The crackdown on tourist apartments is part of this, but now the Ministries of Housing and Social Affairs are going to try to prevent what was previously an Airbnb rental from now being camouflaged as monthly or mid-term housing. 

It has also previously been reported that landlords have opted to rent out their properties on a temporary basis to circumvent rent caps introduced by the government on long-term leases.

READ MORE: The loophole landlords in Spain are using to bypass the 3% rent cap

In essence, the middle ground in which temporary accommodation finds itself, the high remuneration it provides landlords and the lack of regulation it is subject to have led the government to deem its role in Spain’s current housing crisis as crucial enough to act upon.

According to national radio station Cadena SER, the government’s plan is to put a stop to temporary rentals, which are also managed through platforms such as Airbnb to try and get around some of the restrictions imposed on them.

READ ALSO: Spain considers banning tourist lets in residential buildings

This means that anyone who wants to temporarily rent their apartment will have to explain why.

For example, if you’re renting to a student or researcher, the government now wants the tenants to have to show the research contract or course booking to show they only last a few months.

There is also a plan in place to get people to register their property on a Ministry of Housing platform so that only those homes that meet licence requirements and justifications can operate in the market.

Currently, many of these homes do not comply with municipal regulations.

READ ALSO: Valencia police pile pressure on tourist flats with more stiff fines 

In the same thread, but as a slightly different plan, junior coalition partners Sumar, as well as other left-wing parties including Esquerra Republicana (ERC), EH Bildu, Podemos and BNG have registered a new bill in parliament to limit seasonal and room rentals to six months and no more.

The primary reason given for the bill is that in the last year there has been a 56 percent increase in seasonal contracts, to the detriment of rental contracts for primary residences. For this reason, they urge Isabel Rodríguez’s Ministry of Housing to understand “housing as a right and not as a market good”.
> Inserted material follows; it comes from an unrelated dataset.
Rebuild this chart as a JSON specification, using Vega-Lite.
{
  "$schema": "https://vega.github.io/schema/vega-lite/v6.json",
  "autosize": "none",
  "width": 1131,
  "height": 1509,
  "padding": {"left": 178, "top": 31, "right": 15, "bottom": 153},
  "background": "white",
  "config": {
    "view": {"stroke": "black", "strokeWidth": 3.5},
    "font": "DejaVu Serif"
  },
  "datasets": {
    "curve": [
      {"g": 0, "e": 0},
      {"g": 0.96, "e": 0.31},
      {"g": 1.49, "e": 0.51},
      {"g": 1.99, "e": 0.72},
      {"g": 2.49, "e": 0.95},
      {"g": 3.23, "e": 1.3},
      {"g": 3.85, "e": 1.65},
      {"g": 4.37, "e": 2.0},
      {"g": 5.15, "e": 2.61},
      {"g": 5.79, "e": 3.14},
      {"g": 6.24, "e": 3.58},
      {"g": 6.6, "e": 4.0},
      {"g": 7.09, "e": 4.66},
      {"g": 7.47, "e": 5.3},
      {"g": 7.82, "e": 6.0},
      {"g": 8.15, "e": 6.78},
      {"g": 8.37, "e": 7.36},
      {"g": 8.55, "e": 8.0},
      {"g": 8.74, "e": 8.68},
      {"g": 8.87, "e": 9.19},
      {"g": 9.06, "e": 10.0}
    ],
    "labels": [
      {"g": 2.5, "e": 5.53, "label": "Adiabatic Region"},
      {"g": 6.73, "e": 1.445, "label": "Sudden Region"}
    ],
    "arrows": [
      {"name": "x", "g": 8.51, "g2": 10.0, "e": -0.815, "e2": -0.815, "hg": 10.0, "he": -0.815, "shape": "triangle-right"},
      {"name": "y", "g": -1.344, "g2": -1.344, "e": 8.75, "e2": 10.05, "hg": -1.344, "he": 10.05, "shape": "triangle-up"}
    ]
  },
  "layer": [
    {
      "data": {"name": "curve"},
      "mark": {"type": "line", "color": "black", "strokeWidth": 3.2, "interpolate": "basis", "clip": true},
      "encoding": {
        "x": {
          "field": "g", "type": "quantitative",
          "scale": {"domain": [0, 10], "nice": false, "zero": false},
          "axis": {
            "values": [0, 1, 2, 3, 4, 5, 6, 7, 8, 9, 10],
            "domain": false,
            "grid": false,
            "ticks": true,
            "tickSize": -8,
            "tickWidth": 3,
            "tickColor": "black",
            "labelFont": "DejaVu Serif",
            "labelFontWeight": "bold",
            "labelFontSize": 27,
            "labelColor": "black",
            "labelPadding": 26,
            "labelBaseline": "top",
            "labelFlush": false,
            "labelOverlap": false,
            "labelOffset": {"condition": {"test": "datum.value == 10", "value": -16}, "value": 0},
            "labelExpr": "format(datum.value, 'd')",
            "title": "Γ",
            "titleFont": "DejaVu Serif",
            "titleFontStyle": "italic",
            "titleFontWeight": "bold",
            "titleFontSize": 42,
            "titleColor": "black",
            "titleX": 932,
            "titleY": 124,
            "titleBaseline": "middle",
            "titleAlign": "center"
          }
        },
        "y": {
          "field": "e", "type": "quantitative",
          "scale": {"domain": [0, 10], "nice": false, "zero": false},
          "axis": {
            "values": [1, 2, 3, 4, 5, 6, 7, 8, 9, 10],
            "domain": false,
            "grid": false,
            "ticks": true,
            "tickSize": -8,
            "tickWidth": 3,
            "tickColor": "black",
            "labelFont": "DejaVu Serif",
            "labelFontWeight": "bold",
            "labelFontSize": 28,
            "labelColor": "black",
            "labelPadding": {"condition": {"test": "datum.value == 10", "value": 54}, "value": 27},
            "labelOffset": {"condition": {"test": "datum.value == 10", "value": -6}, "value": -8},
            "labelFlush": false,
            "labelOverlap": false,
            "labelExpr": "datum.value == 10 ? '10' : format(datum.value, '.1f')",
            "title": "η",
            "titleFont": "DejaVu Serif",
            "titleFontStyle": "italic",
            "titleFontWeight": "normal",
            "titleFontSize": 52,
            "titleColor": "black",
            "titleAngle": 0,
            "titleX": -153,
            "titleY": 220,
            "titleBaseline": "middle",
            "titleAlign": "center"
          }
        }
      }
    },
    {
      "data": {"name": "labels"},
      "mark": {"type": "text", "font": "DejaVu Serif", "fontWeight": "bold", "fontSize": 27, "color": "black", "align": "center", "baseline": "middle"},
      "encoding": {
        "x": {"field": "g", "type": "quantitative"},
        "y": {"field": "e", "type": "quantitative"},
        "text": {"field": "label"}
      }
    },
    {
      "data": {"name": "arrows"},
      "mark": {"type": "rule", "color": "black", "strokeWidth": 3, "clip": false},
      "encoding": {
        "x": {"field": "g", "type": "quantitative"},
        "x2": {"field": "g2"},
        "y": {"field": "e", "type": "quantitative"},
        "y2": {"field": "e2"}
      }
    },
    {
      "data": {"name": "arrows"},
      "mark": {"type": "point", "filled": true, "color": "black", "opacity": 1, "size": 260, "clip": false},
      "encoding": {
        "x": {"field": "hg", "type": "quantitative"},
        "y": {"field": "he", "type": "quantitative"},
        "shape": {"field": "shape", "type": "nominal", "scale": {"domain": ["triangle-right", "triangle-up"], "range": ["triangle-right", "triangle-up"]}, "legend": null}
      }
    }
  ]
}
According to the political parties behind the proposal, this will require a reform of the Urban Leases Law in order to prevent prices from being raised continuously.

Like above, the draft establishes that there must be a justified cause for renting out accommodation temporarily and proof of planned duration.

If this is not justified, “it will be presumed that said contract is for habitual residence,” the draft bill says, stating that it will be the landlord who has to verify whether these circumstances are true and request proof from the tenant.

READ ALSO – UPDATE: Which cities in Spain have new restrictions on tourist rentals?

If more than six months have passed or more than two consecutive contracts have been issued, it will be understood to be a rental contract for a habitual residence and for the long-term. 

It also states that with these temporary contracts, the lessee may withdraw from the lease contract, once at least one month has passed giving 10 days’ notice before leaving.

These two plans are sure to affect a lot of people including digital nomads, those who have newly moved to Spain and want to try out different cities and people who want to rent out their apartments because they want to temporarily spend time back in their home country or go travelling, for example.

And they don’t only affect foreigners, in fact, every summer Spaniards rent or rent out temporary accommodation for the month of August as people escape the cities for the coast or the mountains.

To appease those who are worried about the temporary accommodation clampdown, Rodríguez said: “It is important to guarantee that those who need temporary accommodation can have it, but that it is not used to limit the supply of housing for habitual residence. Let’s try to combat fraud by all means”.

Whether these new draft proposals will pass or ever come into force is a different matter, as there currently seems to be numerous kinks that must be ironed out before any law is enforced on a local or national level.